→ **Exercise**
In the records that follow, locate every line with "chart" and extract it.

## START Data

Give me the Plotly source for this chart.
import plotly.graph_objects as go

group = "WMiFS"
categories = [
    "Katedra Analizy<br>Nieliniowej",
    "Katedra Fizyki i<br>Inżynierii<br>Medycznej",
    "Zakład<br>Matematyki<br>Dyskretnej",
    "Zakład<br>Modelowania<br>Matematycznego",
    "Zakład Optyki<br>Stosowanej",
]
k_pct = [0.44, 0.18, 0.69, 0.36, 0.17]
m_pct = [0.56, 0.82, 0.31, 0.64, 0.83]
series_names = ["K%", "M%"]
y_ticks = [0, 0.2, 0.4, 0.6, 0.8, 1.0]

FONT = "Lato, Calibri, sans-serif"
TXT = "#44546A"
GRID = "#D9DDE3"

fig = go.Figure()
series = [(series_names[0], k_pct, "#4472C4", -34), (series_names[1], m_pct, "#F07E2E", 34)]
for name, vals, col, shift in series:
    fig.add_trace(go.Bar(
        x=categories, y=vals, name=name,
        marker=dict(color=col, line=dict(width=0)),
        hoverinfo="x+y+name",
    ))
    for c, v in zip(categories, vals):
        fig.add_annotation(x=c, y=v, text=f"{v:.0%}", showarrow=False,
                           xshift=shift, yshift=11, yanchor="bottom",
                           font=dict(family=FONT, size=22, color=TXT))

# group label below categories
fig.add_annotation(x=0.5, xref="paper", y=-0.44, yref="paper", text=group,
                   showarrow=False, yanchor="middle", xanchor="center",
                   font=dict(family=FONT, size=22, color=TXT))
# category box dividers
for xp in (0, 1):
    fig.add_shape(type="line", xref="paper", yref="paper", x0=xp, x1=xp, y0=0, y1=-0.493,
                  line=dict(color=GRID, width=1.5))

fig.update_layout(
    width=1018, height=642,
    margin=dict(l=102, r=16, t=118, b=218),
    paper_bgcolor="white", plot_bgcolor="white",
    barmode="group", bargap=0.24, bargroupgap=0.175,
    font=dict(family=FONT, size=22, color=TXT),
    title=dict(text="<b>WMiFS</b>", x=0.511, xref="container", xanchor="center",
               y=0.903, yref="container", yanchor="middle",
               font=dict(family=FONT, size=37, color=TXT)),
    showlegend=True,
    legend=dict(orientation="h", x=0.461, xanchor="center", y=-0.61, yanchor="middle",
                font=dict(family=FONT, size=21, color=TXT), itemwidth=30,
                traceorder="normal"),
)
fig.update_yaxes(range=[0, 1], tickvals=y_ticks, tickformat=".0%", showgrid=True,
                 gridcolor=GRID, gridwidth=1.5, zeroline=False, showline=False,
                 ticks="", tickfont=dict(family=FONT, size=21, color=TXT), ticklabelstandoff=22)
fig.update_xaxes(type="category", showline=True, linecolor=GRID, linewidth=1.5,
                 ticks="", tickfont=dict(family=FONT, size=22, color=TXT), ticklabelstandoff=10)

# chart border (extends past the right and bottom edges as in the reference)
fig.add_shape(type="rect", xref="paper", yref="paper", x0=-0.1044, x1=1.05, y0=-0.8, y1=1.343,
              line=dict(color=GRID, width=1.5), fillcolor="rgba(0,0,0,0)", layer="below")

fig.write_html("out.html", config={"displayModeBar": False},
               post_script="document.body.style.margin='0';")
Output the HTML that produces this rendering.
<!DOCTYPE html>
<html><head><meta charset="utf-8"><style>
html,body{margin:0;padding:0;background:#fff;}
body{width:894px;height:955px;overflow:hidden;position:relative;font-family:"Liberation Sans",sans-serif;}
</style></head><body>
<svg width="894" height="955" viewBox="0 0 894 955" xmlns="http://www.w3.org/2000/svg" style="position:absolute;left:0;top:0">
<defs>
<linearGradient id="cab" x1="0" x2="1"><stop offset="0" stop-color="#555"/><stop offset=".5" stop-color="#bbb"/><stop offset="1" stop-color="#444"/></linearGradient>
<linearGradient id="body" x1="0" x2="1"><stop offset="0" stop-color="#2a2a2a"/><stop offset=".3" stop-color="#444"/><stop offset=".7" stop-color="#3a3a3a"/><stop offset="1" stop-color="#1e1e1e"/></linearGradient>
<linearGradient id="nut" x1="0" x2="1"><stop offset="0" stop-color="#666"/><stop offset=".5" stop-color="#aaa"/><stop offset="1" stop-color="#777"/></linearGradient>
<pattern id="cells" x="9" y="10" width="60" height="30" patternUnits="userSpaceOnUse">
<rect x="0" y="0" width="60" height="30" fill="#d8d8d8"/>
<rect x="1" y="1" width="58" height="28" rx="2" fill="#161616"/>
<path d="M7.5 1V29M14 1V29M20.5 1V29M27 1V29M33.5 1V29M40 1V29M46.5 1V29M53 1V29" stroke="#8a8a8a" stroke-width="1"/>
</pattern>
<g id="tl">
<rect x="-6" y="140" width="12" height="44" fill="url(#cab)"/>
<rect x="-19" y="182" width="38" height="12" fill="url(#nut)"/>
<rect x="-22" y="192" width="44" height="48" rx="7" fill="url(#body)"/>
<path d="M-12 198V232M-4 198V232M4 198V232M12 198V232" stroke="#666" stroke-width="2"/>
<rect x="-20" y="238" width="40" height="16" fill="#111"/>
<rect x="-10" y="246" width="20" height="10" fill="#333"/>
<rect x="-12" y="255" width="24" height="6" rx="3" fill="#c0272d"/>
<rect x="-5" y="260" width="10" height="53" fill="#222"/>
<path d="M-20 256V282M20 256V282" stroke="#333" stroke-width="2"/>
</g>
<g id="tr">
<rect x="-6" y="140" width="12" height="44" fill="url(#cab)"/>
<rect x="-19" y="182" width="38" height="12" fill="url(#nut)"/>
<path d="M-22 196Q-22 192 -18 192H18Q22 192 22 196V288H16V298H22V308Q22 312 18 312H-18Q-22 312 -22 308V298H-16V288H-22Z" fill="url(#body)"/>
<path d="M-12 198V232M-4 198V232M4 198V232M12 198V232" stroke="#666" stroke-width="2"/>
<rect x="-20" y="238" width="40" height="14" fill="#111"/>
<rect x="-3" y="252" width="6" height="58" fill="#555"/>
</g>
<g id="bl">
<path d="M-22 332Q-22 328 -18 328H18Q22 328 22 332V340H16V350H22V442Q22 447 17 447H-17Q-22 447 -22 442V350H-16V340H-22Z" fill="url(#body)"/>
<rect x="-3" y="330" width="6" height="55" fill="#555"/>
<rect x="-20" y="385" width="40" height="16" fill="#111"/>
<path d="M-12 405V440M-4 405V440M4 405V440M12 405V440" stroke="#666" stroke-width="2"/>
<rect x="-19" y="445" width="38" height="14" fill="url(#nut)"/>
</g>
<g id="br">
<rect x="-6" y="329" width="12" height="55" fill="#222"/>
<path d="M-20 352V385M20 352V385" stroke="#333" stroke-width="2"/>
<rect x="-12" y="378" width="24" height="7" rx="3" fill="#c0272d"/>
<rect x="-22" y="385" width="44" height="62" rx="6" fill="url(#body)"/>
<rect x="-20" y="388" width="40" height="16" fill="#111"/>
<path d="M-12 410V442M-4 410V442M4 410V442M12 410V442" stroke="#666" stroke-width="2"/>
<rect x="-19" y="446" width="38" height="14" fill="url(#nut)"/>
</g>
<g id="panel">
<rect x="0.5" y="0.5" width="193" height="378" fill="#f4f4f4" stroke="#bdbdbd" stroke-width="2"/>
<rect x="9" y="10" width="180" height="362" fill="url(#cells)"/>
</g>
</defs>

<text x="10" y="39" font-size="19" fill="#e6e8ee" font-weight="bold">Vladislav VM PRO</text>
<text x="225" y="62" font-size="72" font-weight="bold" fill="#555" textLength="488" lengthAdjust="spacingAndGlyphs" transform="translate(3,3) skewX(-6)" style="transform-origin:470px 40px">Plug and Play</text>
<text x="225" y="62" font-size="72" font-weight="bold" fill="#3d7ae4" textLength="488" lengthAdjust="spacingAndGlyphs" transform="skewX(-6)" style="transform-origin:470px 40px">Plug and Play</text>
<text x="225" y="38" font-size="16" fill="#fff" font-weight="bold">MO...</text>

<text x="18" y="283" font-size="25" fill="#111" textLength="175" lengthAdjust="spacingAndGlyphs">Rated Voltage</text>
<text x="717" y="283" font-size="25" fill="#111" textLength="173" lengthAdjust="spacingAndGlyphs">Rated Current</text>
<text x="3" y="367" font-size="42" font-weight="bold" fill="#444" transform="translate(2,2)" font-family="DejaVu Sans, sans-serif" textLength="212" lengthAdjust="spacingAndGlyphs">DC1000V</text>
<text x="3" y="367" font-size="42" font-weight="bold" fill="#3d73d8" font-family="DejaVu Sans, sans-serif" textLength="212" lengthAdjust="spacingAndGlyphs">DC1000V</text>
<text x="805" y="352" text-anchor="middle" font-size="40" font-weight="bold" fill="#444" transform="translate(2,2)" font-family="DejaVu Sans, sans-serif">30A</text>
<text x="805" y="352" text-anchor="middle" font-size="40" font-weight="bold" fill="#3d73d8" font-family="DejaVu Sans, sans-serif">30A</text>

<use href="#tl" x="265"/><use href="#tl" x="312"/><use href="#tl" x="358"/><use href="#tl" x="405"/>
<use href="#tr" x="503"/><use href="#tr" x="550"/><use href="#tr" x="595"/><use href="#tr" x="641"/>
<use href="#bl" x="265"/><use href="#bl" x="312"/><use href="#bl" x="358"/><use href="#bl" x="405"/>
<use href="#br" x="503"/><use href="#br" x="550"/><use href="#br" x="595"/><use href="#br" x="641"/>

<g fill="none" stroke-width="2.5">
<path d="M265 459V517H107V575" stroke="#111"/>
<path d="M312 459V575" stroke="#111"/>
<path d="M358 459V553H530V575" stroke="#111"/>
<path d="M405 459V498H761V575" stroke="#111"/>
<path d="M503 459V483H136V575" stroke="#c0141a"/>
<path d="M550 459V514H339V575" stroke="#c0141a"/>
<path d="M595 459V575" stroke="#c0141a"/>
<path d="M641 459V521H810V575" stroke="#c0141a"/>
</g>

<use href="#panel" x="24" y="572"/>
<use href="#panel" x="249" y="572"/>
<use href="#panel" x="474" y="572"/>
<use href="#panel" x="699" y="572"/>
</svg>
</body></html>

## END Data

→ **Output below**
Give me the Plotly source for this chart.
# chart border (extends past the right and bottom edges as in the reference)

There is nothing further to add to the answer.